Writing in The Studio (Vol. XXXVI, No. 154, Jan. 1906) A. L. Baldry commented that “He is in his water-colours an absolute purist; he paints entirely with transparent pigments, and never has recourse to opaque colours; his brushwork is broad and confident – free, on the one hand, from affectation of showy cleverness, and, on the other, from niggling minuteness or over-elaboration; and he does not insist, as is the fashion with many present-day painters, upon lowness of tone.” His French paintings include land- and seascapes such as "The Harbour at Étaples"[5] and the distant view of the town in Auckland Art Gallery[6] and figure studies like "Mother and Child"[7] and "The Goose Girl".[8]
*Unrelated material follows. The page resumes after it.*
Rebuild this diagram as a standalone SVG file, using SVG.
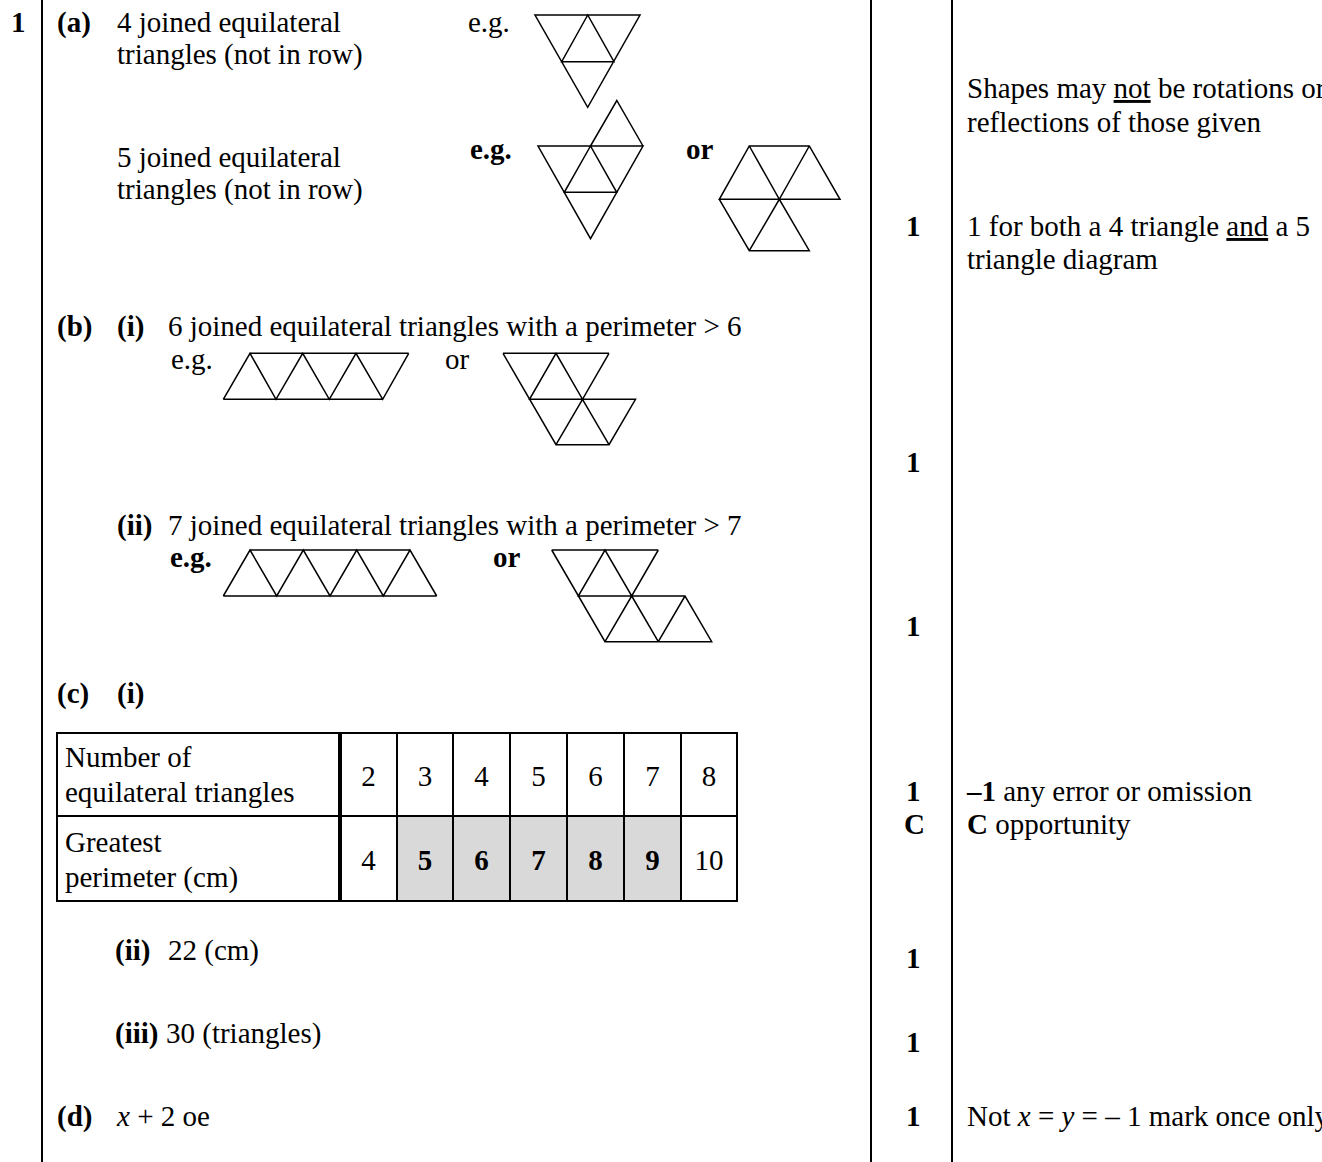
<svg xmlns="http://www.w3.org/2000/svg" width="1322" height="1162" viewBox="0 0 1322 1162">
<style>
text{font-family:"Liberation Serif","Times New Roman",serif;font-size:29px;fill:#000}
.b{font-weight:bold}
.i{font-style:italic}
.u{text-decoration:underline}
.rule{stroke:#000;stroke-width:2;fill:none}
.tri{stroke:#000;stroke-width:1.5;fill:none;stroke-linejoin:miter}
.grid{stroke:#000;stroke-width:2;fill:none}
.shade{fill:#d9d9d9}
.c{text-anchor:middle}
</style>
<rect width="1322" height="1162" fill="#fff"/>

<g id="rules">
<line class="rule" x1="42" y1="0" x2="42" y2="1162"/>
<line class="rule" x1="871" y1="0" x2="871" y2="1162"/>
<line class="rule" x1="952" y1="0" x2="952" y2="1162"/>
</g>

<g id="part-a">
<text class="b" x="11" y="32">1</text>
<text class="b" x="57" y="32">(a)</text>
<text x="117" y="32">4 joined equilateral</text>
<text x="117" y="64">triangles (not in row)</text>
<text x="468" y="32">e.g.</text>
<g id="shape-a4" class="tri">
<path d="M535,15 L640,15 L587.7,107.3 Z M587.7,15 L561.7,61.7 L614,61.7 Z"/>
</g>
<text x="117" y="167">5 joined equilateral</text>
<text x="117" y="199">triangles (not in row)</text>
<text class="b" x="470" y="159">e.g.</text>
<g id="shape-a5" class="tri">
<path d="M538,146 L643,146 L590.5,238.7 Z M590.5,146 L564.3,192.3 L616.7,192.3 Z M590.5,146 L616.8,100.5 L643,146"/>
</g>
<text class="b" x="686" y="159">or</text>
<g id="shape-a5b" class="tri">
<path d="M749.3,146 L809.3,146 L840,199.3 L719.3,199.3 Z M749.3,146 L779.3,199.3 L809.3,146 M719.3,199.3 L749.3,250.7 L809.3,250.7 L779.3,199.3 L749.3,250.7"/>
</g>
</g>

<g id="part-b">
<text class="b" x="57" y="336">(b)</text>
<text class="b" x="117" y="336">(i)</text>
<text x="168" y="336">6 joined equilateral triangles with a perimeter &gt; 6</text>
<text x="171" y="369">e.g.</text>
<g id="shape-b6a" class="tri">
<path d="M250,353.3 L408.7,353.3 M223.3,399.3 L382.7,399.3 M223.3,399.3 L250,353.3 L276,399.3 L302.7,353.3 L329.3,399.3 L356,353.3 L382.7,399.3 L408.7,353.3"/>
</g>
<text x="445" y="369">or</text>
<g id="shape-b6b" class="tri">
<path d="M503,353.3 L609,353.3 M503,353.3 L556,444.7 L609,444.7 L635.5,399.3 L529.5,399.3 L556,353.3 L582.5,399.3 L609,353.3 M582.5,399.3 L556,444.7 M582.5,399.3 L609,444.7"/>
</g>
<text class="b" x="117" y="535">(ii)</text>
<text x="168" y="535">7 joined equilateral triangles with a perimeter &gt; 7</text>
<text class="b" x="170" y="567">e.g.</text>
<g id="shape-b7a" class="tri">
<path d="M250,550 L410,550 M223.3,596 L436.7,596 M223.3,596 L250,550 L276.7,596 L303.3,550 L330,596 L356.7,550 L383.3,596 L410,550 L436.7,596"/>
</g>
<text class="b" x="493" y="567">or</text>
<g id="shape-b7b" class="tri">
<path d="M551.7,550 L658.3,550 M551.7,550 L605,641.7 L711.7,641.7 L685,596 L578.3,596 L605,550 L631.7,596 L658.3,550 M631.7,596 L605,641.7 M631.7,596 L658.3,641.7 M685,596 L658.3,641.7"/>
</g>
</g>

<g id="part-c">
<text class="b" x="57" y="703">(c)</text>
<text class="b" x="117" y="703">(i)</text>
<g id="table">
<rect class="shade" x="397" y="816" width="284" height="85"/>
<rect class="grid" x="57" y="733" width="680" height="168"/>
<line class="grid" x1="57" y1="816" x2="737" y2="816"/>
<line stroke="#000" stroke-width="4" x1="340" y1="733" x2="340" y2="901"/>
<line class="grid" x1="397" y1="733" x2="397" y2="901"/>
<line class="grid" x1="453" y1="733" x2="453" y2="901"/>
<line class="grid" x1="510" y1="733" x2="510" y2="901"/>
<line class="grid" x1="567" y1="733" x2="567" y2="901"/>
<line class="grid" x1="624" y1="733" x2="624" y2="901"/>
<line class="grid" x1="681" y1="733" x2="681" y2="901"/>
<text x="65" y="767">Number of</text>
<text x="65" y="802">equilateral triangles</text>
<text class="c" x="368.5" y="786">2</text>
<text class="c" x="425" y="786">3</text>
<text class="c" x="481.5" y="786">4</text>
<text class="c" x="538.5" y="786">5</text>
<text class="c" x="595.5" y="786">6</text>
<text class="c" x="652.5" y="786">7</text>
<text class="c" x="709" y="786">8</text>
<text x="65" y="852">Greatest</text>
<text x="65" y="887">perimeter (cm)</text>
<text class="c" x="368.5" y="870">4</text>
<text class="c b" x="425" y="870">5</text>
<text class="c b" x="481.5" y="870">6</text>
<text class="c b" x="538.5" y="870">7</text>
<text class="c b" x="595.5" y="870">8</text>
<text class="c b" x="652.5" y="870">9</text>
<text class="c" x="709" y="870">10</text>
</g>
<text class="b" x="115" y="960">(ii)</text>
<text x="168" y="960">22 (cm)</text>
<text class="b" x="115" y="1043">(iii)</text>
<text x="166" y="1043">30 (triangles)</text>
</g>

<g id="part-d">
<text class="b" x="57" y="1126">(d)</text>
<text x="117" y="1126"><tspan class="i">x</tspan> + 2 oe</text>
</g>

<g id="marks">
<text class="b" x="906" y="236">1</text>
<text class="b" x="906" y="472">1</text>
<text class="b" x="906" y="636">1</text>
<text class="b" x="906" y="801">1</text>
<text class="b" x="904" y="834">C</text>
<text class="b" x="906" y="968">1</text>
<text class="b" x="906" y="1052">1</text>
<text class="b" x="906" y="1126">1</text>
</g>

<g id="comments">
<text x="967" y="98">Shapes may <tspan class="u">not</tspan> be rotations or</text>
<text x="967" y="132">reflections of those given</text>
<text x="967" y="236">1 for both a 4 triangle <tspan class="u">and</tspan> a 5</text>
<text x="967" y="269">triangle diagram</text>
<text x="967" y="801"><tspan class="b">–1</tspan> any error or omission</text>
<text x="967" y="834"><tspan class="b">C</tspan> opportunity</text>
<text x="967" y="1126">Not <tspan class="i">x</tspan> = <tspan class="i">y</tspan> = – 1 mark once only</text>
</g>
</svg>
But it was Hankey's black and white and coloured etchings of the people of Étaples, several developed from these paintings,[9] which gained him a reputation as 'one of the most gifted of the figurative printmakers working in original drypoint during the first thirty years of the 20th century'.[10] One that is particularly striking for its stylistic presentation was "The Refugees", his contribution to raising awareness of the consequences for ordinary people of the German invasion of France and Belgium in 1914.[11] He went on to serve with the Artists' Rifles from 1915 to 1918.

In Britain he had been associated with the Newlyn School, a group of English artists based in the titular village in Cornwall who were themselves influenced by the romantic poets such as Wordsworth and Keats.